To do :: Return every line below in which "chart" appears.
### Information shown
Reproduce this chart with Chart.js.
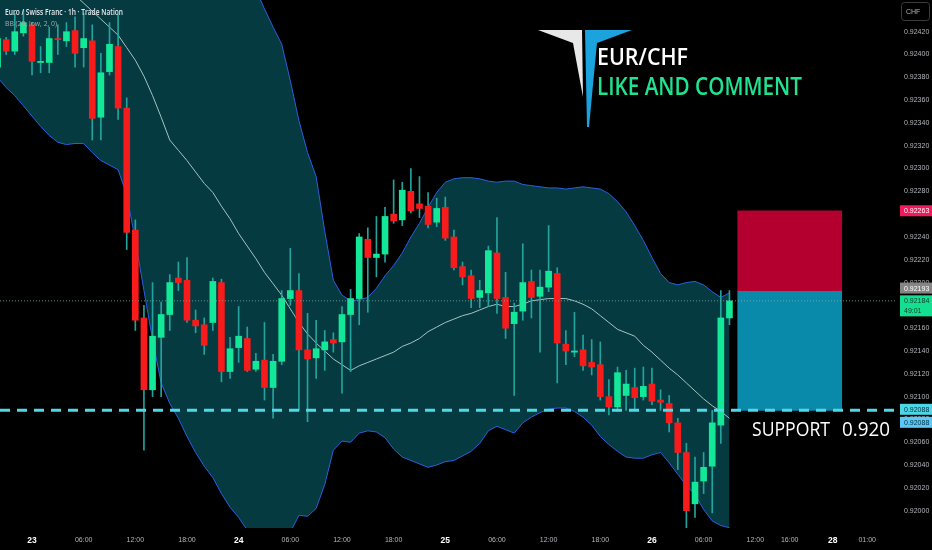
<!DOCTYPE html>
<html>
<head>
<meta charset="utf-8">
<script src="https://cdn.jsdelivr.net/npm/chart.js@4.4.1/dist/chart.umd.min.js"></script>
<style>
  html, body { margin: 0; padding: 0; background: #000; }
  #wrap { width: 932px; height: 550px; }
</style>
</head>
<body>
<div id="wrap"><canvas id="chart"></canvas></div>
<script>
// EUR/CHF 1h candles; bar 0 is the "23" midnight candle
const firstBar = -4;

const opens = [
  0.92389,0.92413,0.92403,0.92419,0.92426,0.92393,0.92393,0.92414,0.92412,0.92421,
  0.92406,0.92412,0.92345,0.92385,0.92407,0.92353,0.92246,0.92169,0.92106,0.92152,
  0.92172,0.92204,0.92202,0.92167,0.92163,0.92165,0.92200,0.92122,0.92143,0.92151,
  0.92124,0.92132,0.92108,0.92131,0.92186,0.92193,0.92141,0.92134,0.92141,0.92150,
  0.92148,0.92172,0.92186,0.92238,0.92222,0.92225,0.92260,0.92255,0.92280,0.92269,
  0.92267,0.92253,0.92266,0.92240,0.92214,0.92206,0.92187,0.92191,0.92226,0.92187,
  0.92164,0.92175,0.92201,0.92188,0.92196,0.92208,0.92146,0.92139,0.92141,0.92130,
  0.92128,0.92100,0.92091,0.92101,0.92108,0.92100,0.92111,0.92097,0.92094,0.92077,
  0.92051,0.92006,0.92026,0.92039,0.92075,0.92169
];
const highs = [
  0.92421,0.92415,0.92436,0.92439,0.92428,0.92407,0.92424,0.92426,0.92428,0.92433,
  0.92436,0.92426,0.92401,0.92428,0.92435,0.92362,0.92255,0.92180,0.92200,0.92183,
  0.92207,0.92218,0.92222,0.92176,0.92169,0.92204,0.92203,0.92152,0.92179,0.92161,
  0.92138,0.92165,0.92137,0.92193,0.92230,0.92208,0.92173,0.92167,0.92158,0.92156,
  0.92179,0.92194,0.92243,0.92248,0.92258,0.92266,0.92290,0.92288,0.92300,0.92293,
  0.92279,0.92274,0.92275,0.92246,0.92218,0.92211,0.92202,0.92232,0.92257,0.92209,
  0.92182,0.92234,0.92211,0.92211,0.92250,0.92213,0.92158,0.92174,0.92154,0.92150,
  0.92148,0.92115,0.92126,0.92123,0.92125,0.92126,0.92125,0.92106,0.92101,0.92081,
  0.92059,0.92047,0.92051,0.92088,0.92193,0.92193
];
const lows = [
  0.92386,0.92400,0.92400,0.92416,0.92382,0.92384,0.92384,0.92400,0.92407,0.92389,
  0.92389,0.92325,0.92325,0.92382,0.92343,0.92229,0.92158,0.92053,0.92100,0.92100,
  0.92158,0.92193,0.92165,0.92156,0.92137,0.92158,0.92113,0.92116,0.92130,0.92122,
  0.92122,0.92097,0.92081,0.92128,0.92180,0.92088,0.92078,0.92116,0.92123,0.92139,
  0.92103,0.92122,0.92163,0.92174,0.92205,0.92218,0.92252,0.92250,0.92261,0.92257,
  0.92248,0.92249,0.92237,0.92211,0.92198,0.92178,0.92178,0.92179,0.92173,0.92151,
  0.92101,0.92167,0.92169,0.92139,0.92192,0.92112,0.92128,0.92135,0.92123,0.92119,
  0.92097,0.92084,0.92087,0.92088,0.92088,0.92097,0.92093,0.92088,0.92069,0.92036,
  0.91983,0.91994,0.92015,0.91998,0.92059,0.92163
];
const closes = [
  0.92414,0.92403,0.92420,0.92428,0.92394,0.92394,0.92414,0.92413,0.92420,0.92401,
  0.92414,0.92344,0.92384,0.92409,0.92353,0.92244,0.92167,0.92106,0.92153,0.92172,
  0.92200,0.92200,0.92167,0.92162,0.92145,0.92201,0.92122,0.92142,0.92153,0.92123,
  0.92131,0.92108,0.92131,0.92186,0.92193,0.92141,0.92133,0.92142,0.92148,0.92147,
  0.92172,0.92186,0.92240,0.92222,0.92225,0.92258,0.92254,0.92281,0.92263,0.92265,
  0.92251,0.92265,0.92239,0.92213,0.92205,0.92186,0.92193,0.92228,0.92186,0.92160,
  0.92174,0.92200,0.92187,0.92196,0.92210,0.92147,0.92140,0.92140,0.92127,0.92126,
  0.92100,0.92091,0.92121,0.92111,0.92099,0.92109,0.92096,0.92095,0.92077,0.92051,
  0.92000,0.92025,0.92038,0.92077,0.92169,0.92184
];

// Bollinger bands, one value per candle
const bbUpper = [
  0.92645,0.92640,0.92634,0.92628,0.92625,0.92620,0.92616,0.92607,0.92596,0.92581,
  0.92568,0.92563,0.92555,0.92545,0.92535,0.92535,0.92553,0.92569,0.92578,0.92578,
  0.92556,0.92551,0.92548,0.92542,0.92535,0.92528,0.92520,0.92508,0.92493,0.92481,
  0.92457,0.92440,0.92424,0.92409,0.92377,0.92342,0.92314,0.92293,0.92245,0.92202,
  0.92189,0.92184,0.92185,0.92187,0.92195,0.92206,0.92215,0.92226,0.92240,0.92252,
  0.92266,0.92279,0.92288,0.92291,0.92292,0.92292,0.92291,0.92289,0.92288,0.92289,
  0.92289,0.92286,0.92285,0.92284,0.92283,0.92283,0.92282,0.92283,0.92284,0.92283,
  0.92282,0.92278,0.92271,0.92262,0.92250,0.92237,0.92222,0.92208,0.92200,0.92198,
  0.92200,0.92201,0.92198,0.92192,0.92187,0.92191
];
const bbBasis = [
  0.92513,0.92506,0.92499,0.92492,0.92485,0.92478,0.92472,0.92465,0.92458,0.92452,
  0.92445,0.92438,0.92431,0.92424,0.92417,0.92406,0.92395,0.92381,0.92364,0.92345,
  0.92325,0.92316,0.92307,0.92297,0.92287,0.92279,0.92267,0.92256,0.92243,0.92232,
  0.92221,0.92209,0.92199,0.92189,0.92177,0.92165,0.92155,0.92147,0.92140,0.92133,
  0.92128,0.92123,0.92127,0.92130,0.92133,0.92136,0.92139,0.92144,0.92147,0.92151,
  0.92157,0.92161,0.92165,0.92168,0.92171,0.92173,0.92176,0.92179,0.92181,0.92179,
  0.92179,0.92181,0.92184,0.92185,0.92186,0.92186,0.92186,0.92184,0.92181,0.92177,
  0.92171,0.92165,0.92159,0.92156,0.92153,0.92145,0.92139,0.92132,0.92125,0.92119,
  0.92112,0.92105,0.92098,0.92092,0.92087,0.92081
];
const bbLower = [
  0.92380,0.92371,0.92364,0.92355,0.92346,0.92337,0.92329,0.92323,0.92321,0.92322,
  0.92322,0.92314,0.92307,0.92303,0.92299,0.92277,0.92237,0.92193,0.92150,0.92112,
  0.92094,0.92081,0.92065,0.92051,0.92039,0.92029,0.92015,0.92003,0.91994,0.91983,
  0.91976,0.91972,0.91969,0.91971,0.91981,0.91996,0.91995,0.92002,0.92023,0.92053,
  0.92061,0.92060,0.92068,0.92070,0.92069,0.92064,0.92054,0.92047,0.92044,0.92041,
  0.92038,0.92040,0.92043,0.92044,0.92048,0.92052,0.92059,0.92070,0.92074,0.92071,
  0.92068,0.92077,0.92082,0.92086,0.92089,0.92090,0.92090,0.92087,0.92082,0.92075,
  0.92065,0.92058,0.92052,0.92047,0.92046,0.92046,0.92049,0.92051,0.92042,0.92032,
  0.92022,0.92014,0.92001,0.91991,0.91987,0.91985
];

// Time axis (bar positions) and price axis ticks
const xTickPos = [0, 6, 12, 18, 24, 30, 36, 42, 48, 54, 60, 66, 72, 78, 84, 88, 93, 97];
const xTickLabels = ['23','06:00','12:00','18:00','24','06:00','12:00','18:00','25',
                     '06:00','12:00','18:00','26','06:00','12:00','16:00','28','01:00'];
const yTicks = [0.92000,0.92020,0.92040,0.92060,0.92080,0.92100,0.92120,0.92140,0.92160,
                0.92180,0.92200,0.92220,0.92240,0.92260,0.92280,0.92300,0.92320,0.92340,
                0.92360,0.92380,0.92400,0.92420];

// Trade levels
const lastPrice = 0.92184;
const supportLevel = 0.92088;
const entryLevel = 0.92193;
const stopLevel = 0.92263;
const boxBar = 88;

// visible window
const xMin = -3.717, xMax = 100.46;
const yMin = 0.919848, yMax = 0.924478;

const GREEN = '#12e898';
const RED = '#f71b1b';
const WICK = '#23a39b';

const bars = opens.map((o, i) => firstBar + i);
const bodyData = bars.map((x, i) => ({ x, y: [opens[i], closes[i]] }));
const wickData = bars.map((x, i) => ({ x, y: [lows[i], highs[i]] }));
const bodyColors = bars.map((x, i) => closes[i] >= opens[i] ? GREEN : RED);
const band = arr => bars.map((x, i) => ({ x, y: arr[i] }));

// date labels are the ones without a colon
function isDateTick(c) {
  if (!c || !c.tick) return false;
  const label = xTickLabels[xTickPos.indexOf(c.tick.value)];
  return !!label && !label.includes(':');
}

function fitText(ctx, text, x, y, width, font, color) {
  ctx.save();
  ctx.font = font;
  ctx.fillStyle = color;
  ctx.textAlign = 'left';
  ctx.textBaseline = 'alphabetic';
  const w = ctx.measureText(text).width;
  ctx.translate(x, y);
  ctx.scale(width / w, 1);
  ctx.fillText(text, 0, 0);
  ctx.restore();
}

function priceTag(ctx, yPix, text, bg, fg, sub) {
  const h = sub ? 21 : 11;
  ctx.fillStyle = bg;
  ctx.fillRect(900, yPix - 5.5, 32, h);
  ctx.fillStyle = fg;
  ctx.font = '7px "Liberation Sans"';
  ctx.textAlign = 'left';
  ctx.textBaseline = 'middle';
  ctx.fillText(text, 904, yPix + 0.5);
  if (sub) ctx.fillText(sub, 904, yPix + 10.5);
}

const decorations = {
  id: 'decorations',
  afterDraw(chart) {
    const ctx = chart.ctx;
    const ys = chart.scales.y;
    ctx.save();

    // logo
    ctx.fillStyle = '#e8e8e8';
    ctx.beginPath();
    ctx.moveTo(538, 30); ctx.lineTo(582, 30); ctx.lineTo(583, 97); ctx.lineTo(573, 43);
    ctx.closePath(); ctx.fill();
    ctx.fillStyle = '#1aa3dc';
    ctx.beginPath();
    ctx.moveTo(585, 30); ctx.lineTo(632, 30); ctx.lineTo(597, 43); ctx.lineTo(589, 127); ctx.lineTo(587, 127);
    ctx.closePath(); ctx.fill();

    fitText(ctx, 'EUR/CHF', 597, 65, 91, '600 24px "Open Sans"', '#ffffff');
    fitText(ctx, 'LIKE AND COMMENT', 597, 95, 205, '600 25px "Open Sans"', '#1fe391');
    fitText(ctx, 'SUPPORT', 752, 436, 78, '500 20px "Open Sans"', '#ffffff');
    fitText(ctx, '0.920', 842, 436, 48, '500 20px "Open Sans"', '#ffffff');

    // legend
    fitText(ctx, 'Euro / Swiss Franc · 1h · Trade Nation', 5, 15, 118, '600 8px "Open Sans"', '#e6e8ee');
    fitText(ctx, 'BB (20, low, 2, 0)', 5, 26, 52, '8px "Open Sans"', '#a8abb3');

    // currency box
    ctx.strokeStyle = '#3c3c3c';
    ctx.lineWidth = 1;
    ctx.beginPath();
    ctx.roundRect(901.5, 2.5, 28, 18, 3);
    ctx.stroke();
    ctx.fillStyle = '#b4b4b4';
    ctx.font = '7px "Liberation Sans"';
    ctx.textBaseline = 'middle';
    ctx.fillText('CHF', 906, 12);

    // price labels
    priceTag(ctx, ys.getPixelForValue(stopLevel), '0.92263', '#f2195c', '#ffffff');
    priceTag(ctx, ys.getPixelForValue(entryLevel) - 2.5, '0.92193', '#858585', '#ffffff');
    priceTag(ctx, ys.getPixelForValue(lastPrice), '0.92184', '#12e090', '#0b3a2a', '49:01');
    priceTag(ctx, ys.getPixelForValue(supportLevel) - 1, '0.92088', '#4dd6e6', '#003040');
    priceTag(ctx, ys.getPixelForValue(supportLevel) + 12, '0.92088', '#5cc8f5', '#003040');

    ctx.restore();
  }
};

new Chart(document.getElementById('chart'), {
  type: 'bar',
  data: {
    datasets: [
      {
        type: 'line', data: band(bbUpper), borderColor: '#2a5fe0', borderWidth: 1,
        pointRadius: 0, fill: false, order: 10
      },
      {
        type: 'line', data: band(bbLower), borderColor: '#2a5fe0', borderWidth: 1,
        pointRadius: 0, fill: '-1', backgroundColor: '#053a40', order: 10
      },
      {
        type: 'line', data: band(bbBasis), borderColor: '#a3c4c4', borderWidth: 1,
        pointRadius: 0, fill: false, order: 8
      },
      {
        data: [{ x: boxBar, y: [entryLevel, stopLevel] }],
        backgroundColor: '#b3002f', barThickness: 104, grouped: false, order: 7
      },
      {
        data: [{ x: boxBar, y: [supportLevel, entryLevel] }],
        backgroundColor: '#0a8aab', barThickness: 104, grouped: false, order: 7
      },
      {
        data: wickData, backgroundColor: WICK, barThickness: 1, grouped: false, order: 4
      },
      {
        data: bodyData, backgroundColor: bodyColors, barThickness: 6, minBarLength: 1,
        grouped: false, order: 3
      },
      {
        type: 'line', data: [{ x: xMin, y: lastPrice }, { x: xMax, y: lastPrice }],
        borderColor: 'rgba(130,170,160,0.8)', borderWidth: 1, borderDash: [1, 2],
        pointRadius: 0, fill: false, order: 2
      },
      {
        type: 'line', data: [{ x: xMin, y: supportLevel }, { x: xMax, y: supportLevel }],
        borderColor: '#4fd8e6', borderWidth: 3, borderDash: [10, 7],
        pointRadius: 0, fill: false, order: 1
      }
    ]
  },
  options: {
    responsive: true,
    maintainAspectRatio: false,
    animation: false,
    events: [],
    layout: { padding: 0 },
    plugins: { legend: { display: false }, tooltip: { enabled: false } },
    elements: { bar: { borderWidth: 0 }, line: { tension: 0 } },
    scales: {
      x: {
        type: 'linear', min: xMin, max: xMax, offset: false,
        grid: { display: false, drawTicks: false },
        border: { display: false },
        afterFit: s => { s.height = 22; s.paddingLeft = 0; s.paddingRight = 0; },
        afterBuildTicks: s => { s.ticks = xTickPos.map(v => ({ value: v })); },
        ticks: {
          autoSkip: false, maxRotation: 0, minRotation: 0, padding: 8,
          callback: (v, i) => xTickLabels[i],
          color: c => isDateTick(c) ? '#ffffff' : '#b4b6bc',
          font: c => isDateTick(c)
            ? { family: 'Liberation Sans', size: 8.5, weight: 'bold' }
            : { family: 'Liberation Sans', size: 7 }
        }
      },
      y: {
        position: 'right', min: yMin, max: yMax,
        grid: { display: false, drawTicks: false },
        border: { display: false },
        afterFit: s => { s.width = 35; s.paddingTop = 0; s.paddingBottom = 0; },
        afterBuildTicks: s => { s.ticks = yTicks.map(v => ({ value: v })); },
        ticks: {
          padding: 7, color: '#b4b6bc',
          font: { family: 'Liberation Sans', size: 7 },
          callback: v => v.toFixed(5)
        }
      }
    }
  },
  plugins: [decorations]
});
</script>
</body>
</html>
######
Written solution ::
Reproduce this chart with Chart.js.
<script src="https://cdn.jsdelivr.net/npm/chart.js@4.4.1/dist/chart.umd.min.js"></script>
<div id="wrap"><canvas id="chart"></canvas></div>
  afterDraw(chart) {
    const ctx = chart.ctx;
    const ys = chart.scales.y;
new Chart(document.getElementById('chart'), {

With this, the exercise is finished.